I get it, I really do. I shop at Target, and I understand that very few people have ever made anything by hand, or know people that do. They can hardly be blamed for their ignorance. But guess what? That quilt your Granny made you? She did it because she loves you. And I bet she wouldn't dream of selling one for no hundred sad dollars. And I'm not your grandma.
I also understand that I have a luddite way of doing things. I use hand cards, not mills. I use a drop spindle, not a wheel, and I use needles, not a Viking Emerald. That that takes a tremendous amount of time. But no less time than oils and underpainting.
So I want to hear from you. Knitters, I know that sweater took like, 1000 yards of yarn and your hands ached when you were finished. Potters? Come on. You built that Raku kiln in your back yard and kept a steady eye on it the whole time. Hand quilters? You guys are saints. I want to know what your experience is with buyers and pricing. Is this disconnect something you've noticed too?
Sunday, October 4, 2009
So, I went fiber crazy at the Oregon Flock and Fiber Festival, (see previous post) and I came home with hand cards and ten Lbs of Angora goat locks, (Mohair). After watching kabillion YouTube videos, I *think* I have the hand cards figured out, but not before I scraped the shiznit out of my hands.
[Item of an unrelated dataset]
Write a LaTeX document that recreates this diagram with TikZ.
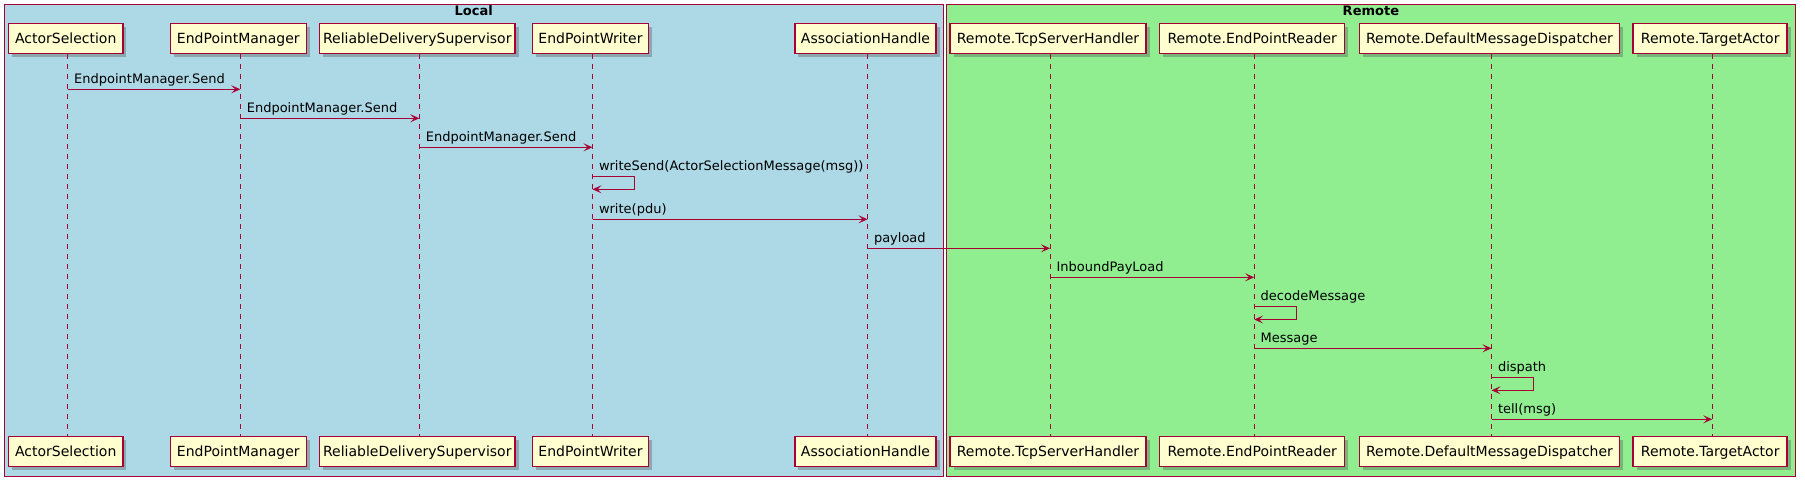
\documentclass[tikz,border=0pt]{standalone}
\usepackage{fontspec}
\setmainfont{DejaVu Sans}
\usetikzlibrary{arrows.meta}
\usetikzlibrary{calc}
\usetikzlibrary{shadows}
\definecolor{umlred}{HTML}{A80036}
\definecolor{umlbox}{HTML}{FEFECE}
\definecolor{localblue}{HTML}{ADD8E6}
\definecolor{remotegreen}{HTML}{90EE90}
\tikzset{
  actor/.style={draw=umlred, line width=1.5pt, fill=umlbox, inner xsep=1pt, inner ysep=0pt,
    minimum height=30pt, text height=10.2pt, text depth=0pt, font=\fontsize{14}{16}\selectfont,
    drop shadow={shadow xshift=3.5pt, shadow yshift=-3.5pt, fill=black!70, opacity=0.35}},
  lifeline/.style={draw=umlred, line width=1pt, dash pattern=on 5pt off 5pt},
  msgline/.style={draw=umlred, line width=1pt, -{Stealth[length=9pt,width=8pt,inset=4pt]}},
  msglabel/.style={anchor=base west, xshift=6pt, yshift=6pt, inner sep=0pt, font=\fontsize{13}{15}\selectfont},
  frame/.style={draw=umlred, line width=1pt},
}
\newcommand{\sendmsg}[4]{%
  \draw[msgline] ($(#1)+(0,#3)$) node[msglabel] {#4} -- ($(#2)+(0,#3)$);}
\newcommand{\selfmsg}[3]{%
  \draw[msgline] ($(#1)+(0,#2)$) node[msglabel] {#3} -- ++(42,0) -- ++(0,13) -- ($(#1)+(0,#2+13)$);}

\begin{document}
\begin{tikzpicture}[x=1pt, y=-1pt]
    \useasboundingbox (0,0) rectangle (1805,486);

    % boxes
    \draw [frame, fill=localblue] (4,4.7) rectangle (943.5,476.2);
    \draw [frame, fill=remotegreen] (946,4.7) rectangle (1795.7,476.2);
    \node [anchor=base, font=\bfseries\fontsize{13}{15}\selectfont] (localtitle) at (473.7,15.7) {Local};
    \node [anchor=base, font=\bfseries\fontsize{13}{15}\selectfont] (remotetitle) at (1370.9,15.7) {Remote};

    % participants
    \foreach \id/\x/\w/\name in {sel/67.7/114.4/ActorSelection, epm/240.3/136/EndPointManager,
        rds/419.3/195.7/ReliableDeliverySupervisor, epw/592.5/116.1/EndPointWriter,
        ah/867.5/141.4/AssociationHandle, tcp/1050/196/Remote.TcpServerHandler,
        epr/1254.2/185/Remote.EndPointReader, dmd/1491.5/260/Remote.DefaultMessageDispatcher,
        ta/1712.2/154/Remote.TargetActor} {
      \coordinate (\id) at (\x,0);
      \node [actor, minimum width=\w pt] (\id-top) at (\x-2,38.3) {\name};
      \node [actor, minimum width=\w pt] (\id-bot) at (\x-2,451.5) {\name};
      \draw [lifeline] ([xshift=2pt]\id-top.south) -- ([xshift=2pt]\id-bot.north);
    }

    % messages
    \sendmsg{sel}{epm}{89.3}{EndpointManager.Send}
    \sendmsg{epm}{rds}{118.3}{EndpointManager.Send}
    \sendmsg{rds}{epw}{147.3}{EndpointManager.Send}
    \selfmsg{epw}{176.3}{writeSend(ActorSelectionMessage(msg))}
    \sendmsg{epw}{ah}{219.3}{write(pdu)}
    \sendmsg{ah}{tcp}{248.3}{payload}
    \sendmsg{tcp}{epr}{277.3}{InboundPayLoad}
    \selfmsg{epr}{306.5}{decodeMessage}
    \sendmsg{epr}{dmd}{348.3}{Message}
    \selfmsg{dmd}{377.3}{dispath}
    \sendmsg{dmd}{ta}{419.3}{tell(msg)}
\end{tikzpicture}
\end{document}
If there are any Bad Out hand carders in the PDX area, I could certainly use some pointers.
Mohair and BFL I hand carded and spun on a drop spindle.
Next plea... I've never spun anything other than wool and silk before, so the Angora goat locks have been a bit of a challenge. I finally got the washing down, and I carded it with BFL to make it a little more familiar to my hands, but it seems like it holds twist very differently than wool does. Does anyone have experience with this? Any Goat Gurus out there? Give me advice!
Baby Llama spun on a drop spindle.
The Llama roving has been the least headachey fiber so far. There was quite a bit of VM in the bag, but it picked out easily as I spun it. Right now it's working it's way onto my loom with a Habu wool wrapped stainless steel thread warp. So far, so good, sooo soft.
I'm taking a break and heading back to embroidery for the time being.